Reducing maxConnections adversely affects HNSW recall performance. To mitigate this effect,increase one or both of the efConstruction and ef parameters.

  • Increasing efConstruction increases import time without affecting query times.

  • Increasing ef increases query times without affecting import times.

  • Use a vector cache that is smaller than the total amount of your vectors (not recommended). This strategy is described under Vector Cache below. It has a significant performance impact, and is only recommended in specific, limited situations.

Vector Cache

For optimal search and import performance, all previously imported vectors need to be held in memory. The size of the vector cache is specified by the vectorCacheMaxObjects parameter in the collection definition. By default this limit is set to one trillion (1e12) objects when you create a new collection.

You can reduce the size of vectorCacheMaxObjects, but a disk lookup for a vector is orders of magnitudes slower than memory lookup. Only reduce the size of vectorCacheMaxObjects with care and as a last resort.

Generally we recommend that:

  • During import set vectorCacheMaxObjects high enough that all vectors can be held in memory. Each import requires multiple searches. Import performance drop drastically when there isn't enough memory to hold all of the vectors in the cache.

  • After import, when your workload is mostly querying, experiment with vector cache limits that are less than your total dataset size.

    Vectors that aren't currently in cache are added to the cache if there is still room. If the cache fills, Weaviate drops the whole cache. All future vectors have to be read from disk for the first time. Then, subsequent queries runs against the cache, until it fills again and the procedure repeats. Note that the cache can be a very valuable tool if you have a large dataset, and a large percentage of users only query a specific subset of vectors.

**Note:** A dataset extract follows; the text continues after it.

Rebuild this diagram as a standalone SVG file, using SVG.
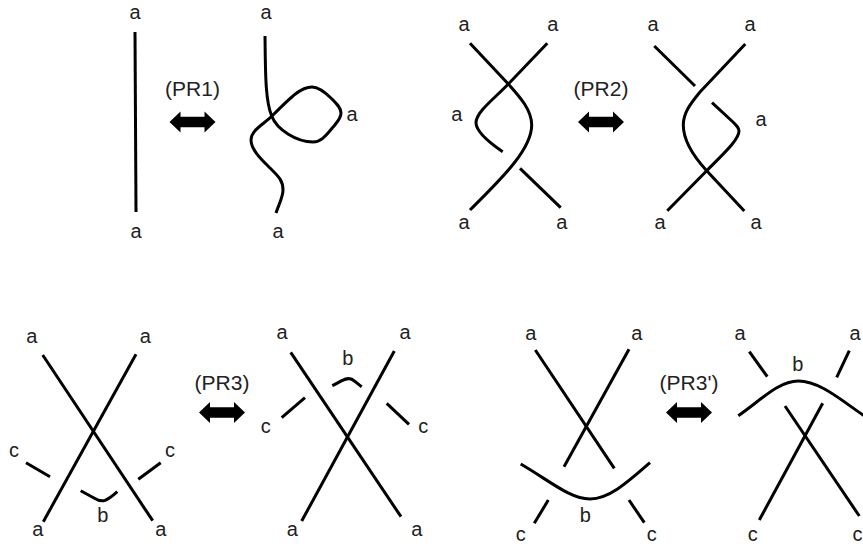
<svg xmlns="http://www.w3.org/2000/svg" width="863" height="544" viewBox="0 0 863 544">
<style>
.s{fill:none;stroke:#000;stroke-width:3;stroke-linejoin:round}
text{font-family:"Liberation Sans",Arial,sans-serif;font-size:20px;fill:#222;text-anchor:middle}
.r{font-size:21px}
</style>
<defs><path id="arrow" d="M-23 0L-12 -10.5V-5.3H12V-10.5L23 0L12 10.5V5.3H-12V10.5Z" fill="#000"/></defs>
<rect width="863" height="544" fill="#fff"/>
<g id="connectors">
<path class="s" d="M135 32L136 212"/>
<path class="s" d="M265 36C265.500 70 265 100 271.700 116C277 130 297 142 313 142C322 142 327 134 334 126C338 121 341 118 341 113C341 108 337 104 332 99C326 93 319 87 312 87C301 87 292 96 272 116C264 124 251 130 251 140C251 150 262 160 270 168C278 176 283 180 283 190C283 197 279 204 276 213"/>
<path class="s" d="M470 43.300L508.300 84C520 97 531.700 110 531.700 125C531.700 150 500 180 470 210"/>
<path class="s" d="M547.300 43.300L508.300 84C495 98 476 112 476 122.700C476 132 490 143 502.700 151.700"/>
<path class="s" d="M520 168.300L560.700 207.700"/>
<path class="s" d="M654.300 46L695 86"/>
<path class="s" d="M745.300 44L700 92C692 102 683.300 112 683.300 125C683.300 142 695 158 706.700 170.700L744.300 211"/>
<path class="s" d="M712 102.700L733 122C737 126 739 128 739 131C739 140 722 155 706.700 170.700L667.300 210.700"/>
<path class="s" d="M42.700 355L152.700 520.700"/>
<path class="s" d="M136 354.300L43.300 521.700"/>
<path class="s" d="M26 462.700L50 476.700"/>
<path class="s" d="M138.300 479.300L160.700 462.700"/>
<path class="s" d="M80.700 490.700L94 498C102 503 106 502 117.300 491.700"/>
<path class="s" d="M290.700 352.300L401 516.700"/>
<path class="s" d="M394.300 351L301.700 521"/>
<path class="s" d="M332.300 385.700C342 381 346 377 351 379C354 380 358 384 361.700 386.700"/>
<path class="s" d="M281.700 417.700L305 397.700"/>
<path class="s" d="M386.700 403.300L409 424.300"/>
<path class="s" d="M535.300 350L614.300 468.300"/>
<path class="s" d="M629 349.300L564 466.700"/>
<path class="s" d="M520.700 464C550 481 570 499 590 499C610 499 630 480 650 462.700"/>
<path class="s" d="M548.300 500L534.300 523.300"/>
<path class="s" d="M629 500L644.300 522.700"/>
<path class="s" d="M749.300 351.700L767.300 376.700"/>
<path class="s" d="M849.300 350.700L836.700 377.300"/>
<path class="s" d="M738.300 415.700C760 401 778 381 798.300 381C820 381 842 401 866 417"/>
<path class="s" d="M785 406L859.300 516"/>
<path class="s" d="M822.700 403.300L759.300 520"/>
</g>
<g id="pr1">
<text x="135" y="19">a</text><text x="136" y="238">a</text>
<text x="266" y="19">a</text><text x="352" y="121">a</text><text x="278" y="238">a</text>
<text class="r" x="192.500" y="96">(PR1)</text><use href="#arrow" x="192.500" y="122"/>
</g>
<g id="pr2">
<text x="464" y="31">a</text><text x="552.700" y="31">a</text><text x="456.700" y="121">a</text><text x="464" y="229">a</text><text x="561.700" y="229">a</text>
<text x="653" y="31">a</text><text x="750" y="31">a</text><text x="761" y="126">a</text><text x="660" y="229">a</text><text x="756" y="229">a</text>
<text class="r" x="601" y="96">(PR2)</text><use href="#arrow" x="601" y="122"/>
</g>
<g id="pr3">
<text x="31.700" y="343">a</text><text x="145.300" y="343">a</text><text x="14" y="457">c</text><text x="170" y="457">c</text><text x="102.700" y="522">b</text><text x="37.700" y="536">a</text><text x="160.700" y="536">a</text>
<text x="282" y="339">a</text><text x="405" y="339">a</text><text x="347.700" y="365">b</text><text x="265.700" y="433">c</text><text x="423.300" y="433">c</text><text x="292.300" y="536">a</text><text x="416.700" y="536">a</text>
<text class="r" x="222" y="390">(PR3)</text><use href="#arrow" x="222" y="412.500"/>
</g>
<g id="pr3prime">
<text x="530.700" y="340">a</text><text x="636.700" y="340">a</text><text x="585.300" y="522">b</text><text x="520.700" y="541">c</text><text x="651.700" y="541">c</text>
<text x="740" y="340">a</text><text x="855" y="340">a</text><text x="797.700" y="371">b</text><text x="752.700" y="541">c</text><text x="857.500" y="541">c</text>
<text class="r" x="689" y="390">(PR3')</text><use href="#arrow" x="689" y="412.500"/>
</g>
</svg>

In this case you might be able to serve the largest user group from cache while requiring disk lookups for "irregular" queries.

When to add more Memory to your Weaviate machine or cluster

Consider adding more memory if:

  • You want to import a larger dataset (more common).
  • Exact lookups are disk-bound and more memory will improve page-caching (less common).

The role of GPUs in Weaviate

Weaviate Core itself does not make use of GPUs. However, some of the models that Weaviate includes as modules are meant to run with GPUs, for example text2vec-transformers, qna-transformers, and ner-transformers. These modules run in isolated containers, so you can run the module containers on GPU-accelerated hardware while running Weaviate Core on low-cost CPU-only hardware.

Disks: SSD vs Spinning Disk

Weaviate is optimized to work with Solid-State Disks (SSDs). However, spinning hard-disks can also be used with some performance penalties.